### WHAT IS NEEDED:
The line holding "const phaseWeeks=[23.28,26.37];" is the last one to output; start at the first line of the data, keep every line in between exactly, and leave out pictures.

═════ DATA SHOWN ═════

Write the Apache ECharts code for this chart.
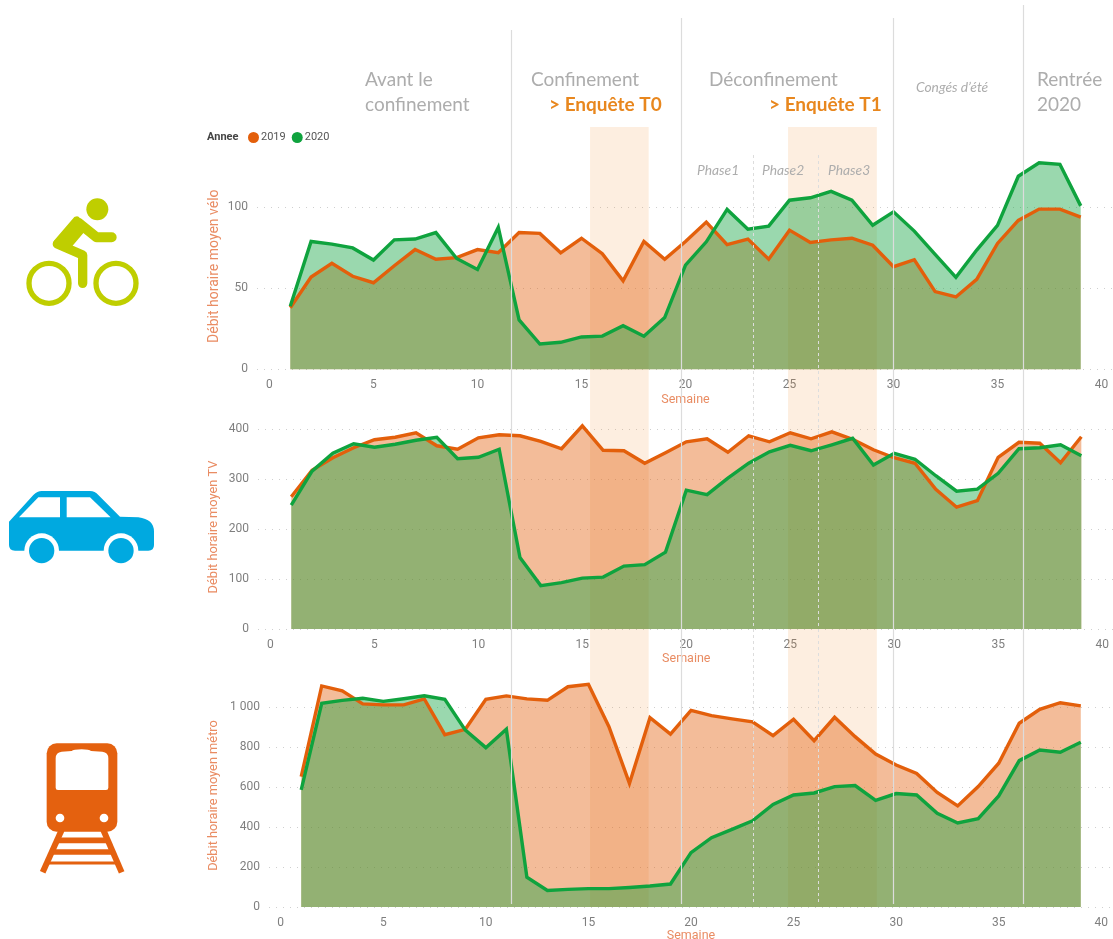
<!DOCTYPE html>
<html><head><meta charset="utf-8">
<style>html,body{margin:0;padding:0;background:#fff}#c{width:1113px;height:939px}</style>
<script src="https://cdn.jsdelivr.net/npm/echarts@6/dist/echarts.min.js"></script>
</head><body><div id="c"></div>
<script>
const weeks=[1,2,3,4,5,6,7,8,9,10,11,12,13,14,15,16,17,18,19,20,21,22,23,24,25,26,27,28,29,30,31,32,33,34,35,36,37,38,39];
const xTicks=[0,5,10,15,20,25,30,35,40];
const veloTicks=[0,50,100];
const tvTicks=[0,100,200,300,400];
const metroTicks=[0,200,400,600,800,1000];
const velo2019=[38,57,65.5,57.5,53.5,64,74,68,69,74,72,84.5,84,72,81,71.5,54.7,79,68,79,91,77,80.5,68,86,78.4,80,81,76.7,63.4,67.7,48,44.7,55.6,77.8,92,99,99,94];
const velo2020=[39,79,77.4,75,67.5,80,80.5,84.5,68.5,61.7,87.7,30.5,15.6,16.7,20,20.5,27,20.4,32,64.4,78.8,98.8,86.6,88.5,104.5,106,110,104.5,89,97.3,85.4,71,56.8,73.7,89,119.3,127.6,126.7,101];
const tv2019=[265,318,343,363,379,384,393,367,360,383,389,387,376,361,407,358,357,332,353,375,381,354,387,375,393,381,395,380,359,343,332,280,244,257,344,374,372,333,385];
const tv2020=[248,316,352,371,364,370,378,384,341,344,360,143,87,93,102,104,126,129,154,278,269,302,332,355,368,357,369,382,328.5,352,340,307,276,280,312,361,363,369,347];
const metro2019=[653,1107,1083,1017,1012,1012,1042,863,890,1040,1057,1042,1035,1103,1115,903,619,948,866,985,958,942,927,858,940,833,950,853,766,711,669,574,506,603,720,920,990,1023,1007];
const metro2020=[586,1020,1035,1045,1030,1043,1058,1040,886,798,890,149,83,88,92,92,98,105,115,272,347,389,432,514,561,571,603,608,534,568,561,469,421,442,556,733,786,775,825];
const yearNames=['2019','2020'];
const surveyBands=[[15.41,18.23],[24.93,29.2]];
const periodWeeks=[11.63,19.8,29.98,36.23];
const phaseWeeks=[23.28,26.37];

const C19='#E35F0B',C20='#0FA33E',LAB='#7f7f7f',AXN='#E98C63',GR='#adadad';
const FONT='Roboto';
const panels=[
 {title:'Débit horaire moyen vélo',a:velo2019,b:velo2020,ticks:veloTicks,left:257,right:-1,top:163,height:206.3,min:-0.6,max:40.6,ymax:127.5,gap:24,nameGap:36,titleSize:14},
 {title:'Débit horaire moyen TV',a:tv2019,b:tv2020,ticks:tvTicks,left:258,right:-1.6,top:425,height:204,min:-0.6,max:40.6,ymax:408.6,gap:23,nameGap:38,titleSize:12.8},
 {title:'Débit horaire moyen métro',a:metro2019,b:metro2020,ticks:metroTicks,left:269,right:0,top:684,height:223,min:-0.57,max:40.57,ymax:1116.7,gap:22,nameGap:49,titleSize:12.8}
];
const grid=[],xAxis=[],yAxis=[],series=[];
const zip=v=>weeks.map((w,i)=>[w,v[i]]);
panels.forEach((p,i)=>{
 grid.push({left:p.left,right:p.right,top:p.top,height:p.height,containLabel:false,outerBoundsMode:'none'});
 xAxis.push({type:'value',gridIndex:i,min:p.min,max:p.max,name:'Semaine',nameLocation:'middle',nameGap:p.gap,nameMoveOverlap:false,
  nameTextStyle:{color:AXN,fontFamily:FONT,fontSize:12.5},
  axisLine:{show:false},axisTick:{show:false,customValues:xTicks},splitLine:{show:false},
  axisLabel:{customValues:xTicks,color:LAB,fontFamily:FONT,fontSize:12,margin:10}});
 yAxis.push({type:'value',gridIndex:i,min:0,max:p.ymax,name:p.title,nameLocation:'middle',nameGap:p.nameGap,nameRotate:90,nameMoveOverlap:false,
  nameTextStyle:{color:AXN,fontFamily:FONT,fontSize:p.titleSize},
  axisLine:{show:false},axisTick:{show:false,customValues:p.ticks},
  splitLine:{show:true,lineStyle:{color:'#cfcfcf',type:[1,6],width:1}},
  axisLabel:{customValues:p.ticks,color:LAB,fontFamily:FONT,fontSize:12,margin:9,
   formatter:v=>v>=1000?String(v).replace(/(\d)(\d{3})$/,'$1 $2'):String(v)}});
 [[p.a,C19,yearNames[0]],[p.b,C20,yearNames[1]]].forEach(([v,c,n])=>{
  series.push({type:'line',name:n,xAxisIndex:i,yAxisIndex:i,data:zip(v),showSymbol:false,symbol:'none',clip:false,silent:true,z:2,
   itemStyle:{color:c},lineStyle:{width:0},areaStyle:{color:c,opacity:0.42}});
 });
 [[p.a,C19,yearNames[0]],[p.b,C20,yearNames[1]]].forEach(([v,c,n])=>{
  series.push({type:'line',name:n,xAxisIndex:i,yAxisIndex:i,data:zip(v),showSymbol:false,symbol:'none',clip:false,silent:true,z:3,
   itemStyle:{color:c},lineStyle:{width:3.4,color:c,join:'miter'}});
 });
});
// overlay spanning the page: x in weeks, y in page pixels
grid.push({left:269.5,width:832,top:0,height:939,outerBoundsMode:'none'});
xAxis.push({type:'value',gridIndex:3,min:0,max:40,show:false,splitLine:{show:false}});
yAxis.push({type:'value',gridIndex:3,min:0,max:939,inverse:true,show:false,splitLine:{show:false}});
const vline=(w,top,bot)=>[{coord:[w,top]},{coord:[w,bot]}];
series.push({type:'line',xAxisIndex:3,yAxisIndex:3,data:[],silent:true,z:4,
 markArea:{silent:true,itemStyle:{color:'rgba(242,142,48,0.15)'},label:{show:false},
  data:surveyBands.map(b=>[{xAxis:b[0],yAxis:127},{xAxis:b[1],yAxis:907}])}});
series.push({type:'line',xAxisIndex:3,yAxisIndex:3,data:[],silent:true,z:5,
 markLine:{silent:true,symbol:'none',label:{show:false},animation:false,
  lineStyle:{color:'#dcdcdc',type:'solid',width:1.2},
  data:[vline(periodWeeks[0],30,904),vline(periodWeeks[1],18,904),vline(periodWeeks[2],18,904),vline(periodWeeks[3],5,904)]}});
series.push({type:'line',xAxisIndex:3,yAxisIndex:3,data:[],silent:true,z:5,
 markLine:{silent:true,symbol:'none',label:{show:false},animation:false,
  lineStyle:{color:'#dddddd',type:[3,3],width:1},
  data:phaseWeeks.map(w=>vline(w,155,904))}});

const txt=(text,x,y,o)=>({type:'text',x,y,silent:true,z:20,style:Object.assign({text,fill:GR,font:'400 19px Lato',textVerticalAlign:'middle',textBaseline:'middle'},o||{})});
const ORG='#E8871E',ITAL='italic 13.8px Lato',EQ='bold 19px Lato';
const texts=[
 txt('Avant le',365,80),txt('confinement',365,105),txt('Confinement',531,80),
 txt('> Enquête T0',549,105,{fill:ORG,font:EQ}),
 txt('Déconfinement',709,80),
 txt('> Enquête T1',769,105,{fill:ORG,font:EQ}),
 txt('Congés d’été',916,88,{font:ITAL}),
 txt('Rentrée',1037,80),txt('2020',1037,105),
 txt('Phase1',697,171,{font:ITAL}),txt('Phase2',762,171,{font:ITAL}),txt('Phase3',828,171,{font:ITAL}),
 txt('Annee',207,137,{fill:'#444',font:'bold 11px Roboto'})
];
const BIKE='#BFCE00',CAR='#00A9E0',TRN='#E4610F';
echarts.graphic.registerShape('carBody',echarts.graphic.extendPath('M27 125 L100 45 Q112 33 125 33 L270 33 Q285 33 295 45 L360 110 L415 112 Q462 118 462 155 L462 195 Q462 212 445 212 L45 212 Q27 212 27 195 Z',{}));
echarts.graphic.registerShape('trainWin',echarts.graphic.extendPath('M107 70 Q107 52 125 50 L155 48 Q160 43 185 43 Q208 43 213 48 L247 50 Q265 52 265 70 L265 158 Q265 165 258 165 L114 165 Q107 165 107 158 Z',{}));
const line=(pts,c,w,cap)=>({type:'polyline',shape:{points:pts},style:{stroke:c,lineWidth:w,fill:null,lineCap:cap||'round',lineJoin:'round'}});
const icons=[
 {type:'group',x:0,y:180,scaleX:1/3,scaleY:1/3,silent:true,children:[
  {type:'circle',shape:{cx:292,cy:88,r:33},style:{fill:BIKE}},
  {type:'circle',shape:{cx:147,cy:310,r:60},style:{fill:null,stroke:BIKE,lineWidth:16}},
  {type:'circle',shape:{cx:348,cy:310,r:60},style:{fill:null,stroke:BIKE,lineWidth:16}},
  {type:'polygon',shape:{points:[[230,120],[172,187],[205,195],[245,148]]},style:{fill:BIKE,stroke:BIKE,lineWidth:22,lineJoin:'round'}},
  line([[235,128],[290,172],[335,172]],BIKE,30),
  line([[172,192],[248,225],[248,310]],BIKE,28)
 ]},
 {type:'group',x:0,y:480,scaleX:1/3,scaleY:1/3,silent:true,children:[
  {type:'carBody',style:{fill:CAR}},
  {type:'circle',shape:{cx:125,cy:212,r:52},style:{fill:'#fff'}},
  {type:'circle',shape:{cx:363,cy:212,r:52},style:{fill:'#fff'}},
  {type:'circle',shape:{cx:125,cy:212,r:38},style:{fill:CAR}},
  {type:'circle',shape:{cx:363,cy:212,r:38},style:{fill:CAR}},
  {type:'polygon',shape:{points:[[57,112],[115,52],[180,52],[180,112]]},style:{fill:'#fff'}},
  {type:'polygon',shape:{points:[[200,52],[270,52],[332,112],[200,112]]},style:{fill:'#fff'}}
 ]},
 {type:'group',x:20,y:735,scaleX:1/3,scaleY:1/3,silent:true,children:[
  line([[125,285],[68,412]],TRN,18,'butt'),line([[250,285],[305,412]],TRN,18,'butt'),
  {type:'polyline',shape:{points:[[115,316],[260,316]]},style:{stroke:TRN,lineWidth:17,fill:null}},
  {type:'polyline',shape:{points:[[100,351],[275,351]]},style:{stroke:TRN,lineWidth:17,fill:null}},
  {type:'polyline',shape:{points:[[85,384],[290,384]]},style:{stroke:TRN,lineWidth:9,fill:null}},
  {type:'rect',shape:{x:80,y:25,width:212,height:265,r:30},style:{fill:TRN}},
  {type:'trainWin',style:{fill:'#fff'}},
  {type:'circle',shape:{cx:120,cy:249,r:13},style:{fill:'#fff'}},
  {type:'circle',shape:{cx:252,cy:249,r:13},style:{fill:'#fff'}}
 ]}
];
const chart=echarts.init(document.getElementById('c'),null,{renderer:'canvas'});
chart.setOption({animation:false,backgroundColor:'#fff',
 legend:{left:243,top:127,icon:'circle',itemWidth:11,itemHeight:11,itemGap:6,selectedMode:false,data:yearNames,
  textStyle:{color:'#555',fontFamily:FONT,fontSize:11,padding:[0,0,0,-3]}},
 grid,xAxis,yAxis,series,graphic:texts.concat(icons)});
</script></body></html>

═════

### SOLUTION FOR THIS PROBLEM:
Write the Apache ECharts code for this chart.
<!DOCTYPE html>
<html><head><meta charset="utf-8">
<style>html,body{margin:0;padding:0;background:#fff}#c{width:1113px;height:939px}</style>
<script src="https://cdn.jsdelivr.net/npm/echarts@6/dist/echarts.min.js"></script>
</head><body><div id="c"></div>
<script>
const weeks=[1,2,3,4,5,6,7,8,9,10,11,12,13,14,15,16,17,18,19,20,21,22,23,24,25,26,27,28,29,30,31,32,33,34,35,36,37,38,39];
const xTicks=[0,5,10,15,20,25,30,35,40];
const veloTicks=[0,50,100];
const tvTicks=[0,100,200,300,400];
const metroTicks=[0,200,400,600,800,1000];
const velo2019=[38,57,65.5,57.5,53.5,64,74,68,69,74,72,84.5,84,72,81,71.5,54.7,79,68,79,91,77,80.5,68,86,78.4,80,81,76.7,63.4,67.7,48,44.7,55.6,77.8,92,99,99,94];
const velo2020=[39,79,77.4,75,67.5,80,80.5,84.5,68.5,61.7,87.7,30.5,15.6,16.7,20,20.5,27,20.4,32,64.4,78.8,98.8,86.6,88.5,104.5,106,110,104.5,89,97.3,85.4,71,56.8,73.7,89,119.3,127.6,126.7,101];
const tv2019=[265,318,343,363,379,384,393,367,360,383,389,387,376,361,407,358,357,332,353,375,381,354,387,375,393,381,395,380,359,343,332,280,244,257,344,374,372,333,385];
const tv2020=[248,316,352,371,364,370,378,384,341,344,360,143,87,93,102,104,126,129,154,278,269,302,332,355,368,357,369,382,328.5,352,340,307,276,280,312,361,363,369,347];
const metro2019=[653,1107,1083,1017,1012,1012,1042,863,890,1040,1057,1042,1035,1103,1115,903,619,948,866,985,958,942,927,858,940,833,950,853,766,711,669,574,506,603,720,920,990,1023,1007];
const metro2020=[586,1020,1035,1045,1030,1043,1058,1040,886,798,890,149,83,88,92,92,98,105,115,272,347,389,432,514,561,571,603,608,534,568,561,469,421,442,556,733,786,775,825];
const yearNames=['2019','2020'];
const surveyBands=[[15.41,18.23],[24.93,29.2]];
const periodWeeks=[11.63,19.8,29.98,36.23];
const phaseWeeks=[23.28,26.37];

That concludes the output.